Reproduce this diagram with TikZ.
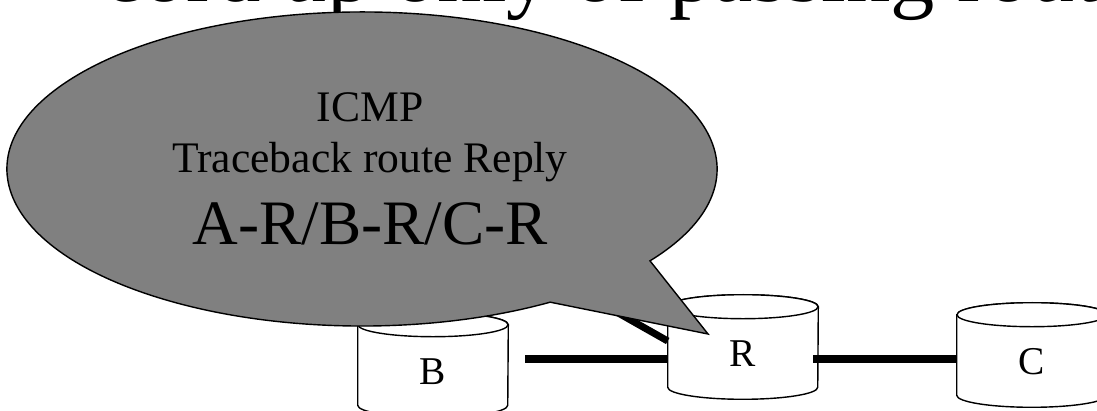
\documentclass[tikz,border=0pt]{standalone}
\usepackage{fontspec}
\setmainfont{Liberation Serif}
\usepackage{tikz}
\usetikzlibrary{calc, backgrounds}
\definecolor{bubbleGray}{RGB}{128, 128, 128}
\definecolor{wireBlack}{RGB}{0, 0, 0}

\begin{document}
\begin{tikzpicture}[
    x=0.025cm, y=-0.025cm,
    host/.style={
        rectangle,
        minimum width=3.75cm,
        minimum height=2cm,
        inner sep=0pt,
        text height=0.95cm,
        text depth=0pt,
        font=\fontsize{28pt}{30pt}\selectfont
    },
    hostline/.style={
        draw=black,
        line width=1pt,
        fill=white
    },
    link/.style={
        line width=5pt,
        color=wireBlack
    },
    bubble/.style={
        draw=black,
        line width=1pt,
        fill=bubbleGray
    },
    bubbletext/.style={
        anchor=base,
        inner sep=0pt,
        font=\fontsize{31pt}{33pt}\selectfont
    }
]
\useasboundingbox (0,0) rectangle (1097,411);

% Title, cut off by the frame
\node[anchor=base west, inner sep=0pt, font=\fontsize{63pt}{65pt}\selectfont] (title) at (103,2) {cord up only of passing routers};

% Routers
\node[host] (B) at (433,365) {B};
\node[host] (R) at (743,347) {R};
\node[host] (C) at (1032,355) {C};

\begin{scope}[on background layer]
\foreach \n in {B,R,C} {
    \draw[hostline] (\n.north west) -- (\n.south west)
        arc[start angle=180, end angle=360, x radius=1.875cm, y radius=0.3cm]
        -- (\n.north east)
        arc[start angle=0, end angle=180, x radius=1.875cm, y radius=0.3cm] -- cycle;
    \draw[hostline] (\n.north) ellipse [x radius=1.875cm, y radius=0.3cm];
}
\end{scope}

% Links
\coordinate (wire) at (0,359);
\coordinate (toA) at (560,280);
\draw[link] ([xshift=0.425cm]B.east |- wire) -- (R.west |- wire);
\draw[link] ([xshift=-0.125cm]R.east |- wire) -- (C.west |- wire);
\draw[link] ([yshift=0.15cm]R.west) -- (toA);

% Callout
\coordinate (bubbleCenter) at (362,169);
\coordinate (tip) at (708,334);
\draw[bubble] (tip) -- ($(bubbleCenter)+(-35.8:8.875cm and 3.925cm)$)
    arc[start angle=-35.8, end angle=302, x radius=8.875cm, y radius=3.925cm] -- cycle;

\node[bubbletext] (icmp) at (370,122) {ICMP};
\node[bubbletext] (reply) at (370,173) {Traceback route Reply};
\node[bubbletext, font=\fontsize{45pt}{47pt}\selectfont] (route) at (370,245) {A-R/B-R/C-R};

\end{tikzpicture}
\end{document}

Exercise aim: Your task is to restate word for word the lines from the top of the data to the line containing "(C) at (1032,355)", both ends included, with every picture left out.

Exercise solution:
Reproduce this diagram with TikZ.
\documentclass[tikz,border=0pt]{standalone}
\usepackage{fontspec}
\setmainfont{Liberation Serif}
\usepackage{tikz}
\usetikzlibrary{calc, backgrounds}
\definecolor{bubbleGray}{RGB}{128, 128, 128}
\definecolor{wireBlack}{RGB}{0, 0, 0}

\begin{document}
\begin{tikzpicture}[
    x=0.025cm, y=-0.025cm,
    host/.style={
        rectangle,
        minimum width=3.75cm,
        minimum height=2cm,
        inner sep=0pt,
        text height=0.95cm,
        text depth=0pt,
        font=\fontsize{28pt}{30pt}\selectfont
    },
    hostline/.style={
        draw=black,
        line width=1pt,
        fill=white
    },
    link/.style={
        line width=5pt,
        color=wireBlack
    },
    bubble/.style={
        draw=black,
        line width=1pt,
        fill=bubbleGray
    },
    bubbletext/.style={
        anchor=base,
        inner sep=0pt,
        font=\fontsize{31pt}{33pt}\selectfont
    }
]
\useasboundingbox (0,0) rectangle (1097,411);

% Title, cut off by the frame
\node[anchor=base west, inner sep=0pt, font=\fontsize{63pt}{65pt}\selectfont] (title) at (103,2) {cord up only of passing routers};

% Routers
\node[host] (B) at (433,365) {B};
\node[host] (R) at (743,347) {R};
\node[host] (C) at (1032,355) {C};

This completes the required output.